Could Have Been Titled After The War May 28, 2002 Poor Anna, and her family. Anna's family made it through the Second World War and Hitler's Occupation only to find it hard to live again. You see part of her and her family died along with the millions of other Jews. It was not their bodies but their spirit. Anna's father won't allow pictures of murdered friends and family to be placed in the home, Anna's mother pretends as if the war never happened. And Anna cannot make sense of what happened to her while hiding in an attic alone with no one else around. This book strongly reminds everyone that while the war was over the sturggling of the opressed people never really ended. This can be seen in Anna's troubles at school, Her parents inability to face facts, and Mrs. Neumann's struggle to find her child. While not everything can be answered in one children's book this book is a great choice for a school list or any family teaching their children about the aftermath of the holocaust. Not just the horrors that happened during it, but the problems the people faced afterward.

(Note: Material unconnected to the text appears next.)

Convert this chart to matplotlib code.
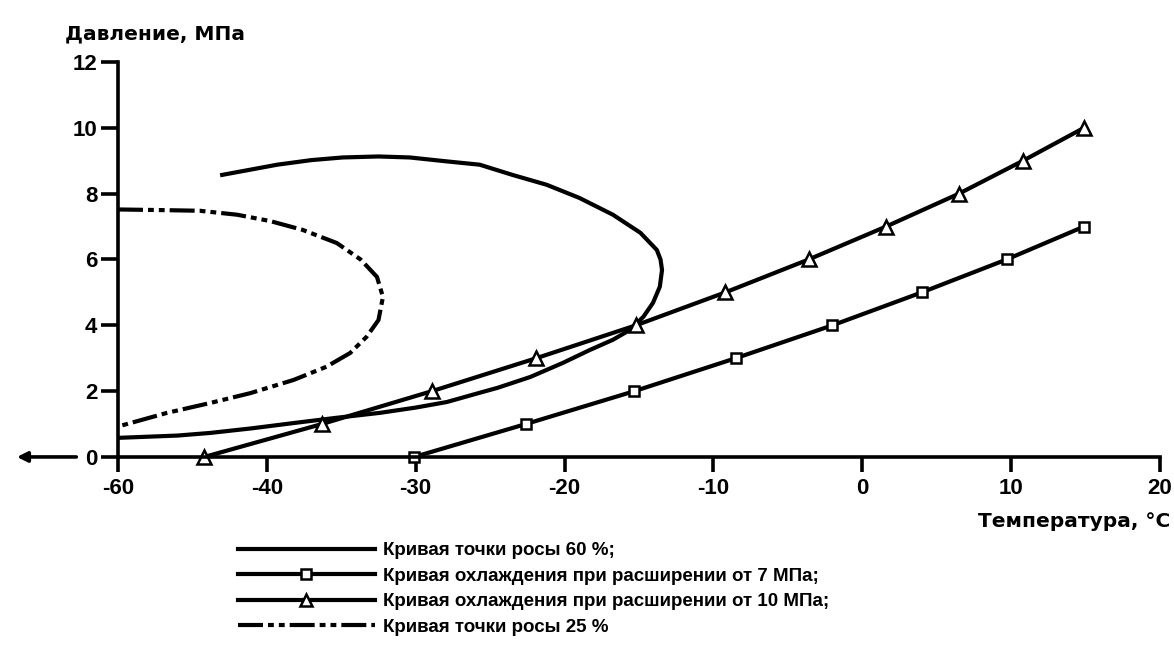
import matplotlib
matplotlib.use("Agg")
import matplotlib.pyplot as plt

plt.rcParams['font.family'] = ['Liberation Sans', 'DejaVu Sans']

# Cooling on expansion from 10 MPa (triangles)
t10_temp = [-44.2, -36.3, -28.9, -21.9, -15.2, -9.2, -3.6, 1.6, 6.5, 10.8, 14.9]
t10_pres = [0, 1, 2, 3, 4, 5, 6, 7, 8, 9, 10]

# Cooling on expansion from 7 MPa (squares)
t7_temp = [-30.1, -22.6, -15.3, -8.5, -2.0, 4.0, 9.7, 14.9]
t7_pres = [0, 1, 2, 3, 4, 5, 6, 7]

# Dew point curve 60 %
dp60_temp = [-50, -46, -43.8, -41, -38.2, -35.5, -32.4, -30, -27.9, -25.7,
             -24.5, -22.3, -20.1, -18.3, -16.75, -15.6, -14.7, -14.06, -13.6,
             -13.45, -13.55, -13.8, -14.9, -16.75, -19.0, -21.2, -23.5, -25.7,
             -27.9, -30.4, -32.5, -34.9, -37.0, -39.3, -43.0]
dp60_pres = [0.58, 0.65, 0.73, 0.87, 1.03, 1.18, 1.34, 1.5, 1.67, 1.95,
             2.10, 2.43, 2.86, 3.25, 3.56, 3.86, 4.26, 4.68, 5.17,
             5.68, 6.0, 6.29, 6.81, 7.36, 7.87, 8.27, 8.57, 8.88,
             8.98, 9.1, 9.13, 9.1, 9.02, 8.88, 8.57]

# Dew point curve 25 %
dp25_temp = [-50, -47, -44.5, -42.0, -39.8, -37.6, -35.3, -33.7, -32.6, -32.2,
             -32.5, -33.3, -34.4, -36.0, -38.2, -41.1, -43.8, -46.7, -49.8]
dp25_pres = [7.52, 7.5, 7.48, 7.36, 7.17, 6.9, 6.5, 6.0, 5.47, 4.86,
             4.16, 3.65, 3.16, 2.74, 2.34, 1.94, 1.64, 1.34, 0.95]

xtick_pos = [-50, -40, -30, -20, -10, 0, 10, 20]
xtick_labels = ["-60", "-40", "-30", "-20", "-10", "0", "10", "20"]
ytick_pos = [0, 2, 4, 6, 8, 10, 12]

labels = ["Кривая точки росы 60 %;",
          "Кривая охлаждения при расширении от 7 МПа;",
          "Кривая охлаждения при расширении от 10 МПа;",
          "Кривая точки росы 25 %"]

fig = plt.figure(figsize=(11.74, 6.5), dpi=100)
ax = fig.add_axes([0.1005, 0.297, 0.8875, 0.6076])

lw = 3.0
l60, = ax.plot(dp60_temp, dp60_pres, color='black', lw=lw,
               solid_joinstyle='round')
l7, = ax.plot(t7_temp, t7_pres, color='black', lw=lw, marker='s', ms=7.5,
              mfc='white', mec='black', mew=1.8, clip_on=False)
l10, = ax.plot(t10_temp, t10_pres, color='black', lw=lw, marker='^', ms=10,
               mfc='white', mec='black', mew=1.8, clip_on=False)
l25, = ax.plot(dp25_temp, dp25_pres, color='black', lw=lw,
               linestyle=(0, (6, 1.2, 1.4, 1.2, 1.4, 1.2)))

ax.set_xlim(-50, 20)
ax.set_ylim(0, 12)
ax.set_xticks(xtick_pos)
ax.set_xticklabels(xtick_labels)
ax.set_yticks(ytick_pos)

for s in ['top', 'right']:
    ax.spines[s].set_visible(False)
for s in ['left', 'bottom']:
    ax.spines[s].set_linewidth(2.6)
ax.tick_params(axis='y', direction='out', length=12, width=2.6, pad=3,
               labelsize=16)
ax.tick_params(axis='x', direction='out', length=11, width=2.6, pad=4,
               labelsize=16)
for t in ax.get_xticklabels() + ax.get_yticklabels():
    t.set_fontweight('bold')

# arrow to the left of the y-axis at zero
ax.annotate('', xy=(-0.097, 0), xycoords=('axes fraction', 'data'),
            xytext=(-0.040, 0), textcoords=('axes fraction', 'data'),
            arrowprops=dict(arrowstyle='-|>', lw=2.6, color='black',
                            mutation_scale=15, shrinkA=0, shrinkB=0),
            annotation_clip=False)

fig.text(0.055, 0.948, "Давление, МПа", fontsize=14.5, fontweight='bold',
         family=['DejaVu Sans'], ha='left', va='center')
fig.text(0.997, 0.198, "Температура, °C", fontsize=14.5, fontweight='bold',
         family=['DejaVu Sans'], ha='right', va='center')

leg = fig.legend([l60, l7, l10, l25], labels, loc='upper left',
                 bbox_to_anchor=(0.2027, 0.166), frameon=False,
                 handlelength=7.3, handletextpad=0.43,
                 labelspacing=0.45, borderaxespad=0, borderpad=0,
                 prop={'weight': 'bold', 'size': 13.5}, markerscale=0.9)

fig.savefig('out.png', dpi=100)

Stark and engaging March 17, 2001 1 out of 2 found this review helpful
The war is over, and the Jews have come out of hiding in Europe. However, the trauma isn't over. Anna has been reunited with her mother and her father, but it's been a long time since they've been a family. Anna is working to be more normal, even though that is hard, considering that she is two years behind in school, she is used to being scared of everything, and she doesn't have to hide in the attic anymore. She strikes up a friendship with an odd older lady, who, Anna and her parents first assume to be German, but then find out that she is also Jewish and suffered under the Nazis as well. This book is an incredibly fast read, but also striking in its language, which is largely unembellished, and serves its purpose well. This is the new Netherlands, though, and there is hope for Anna and her family, as well as Anna's friend.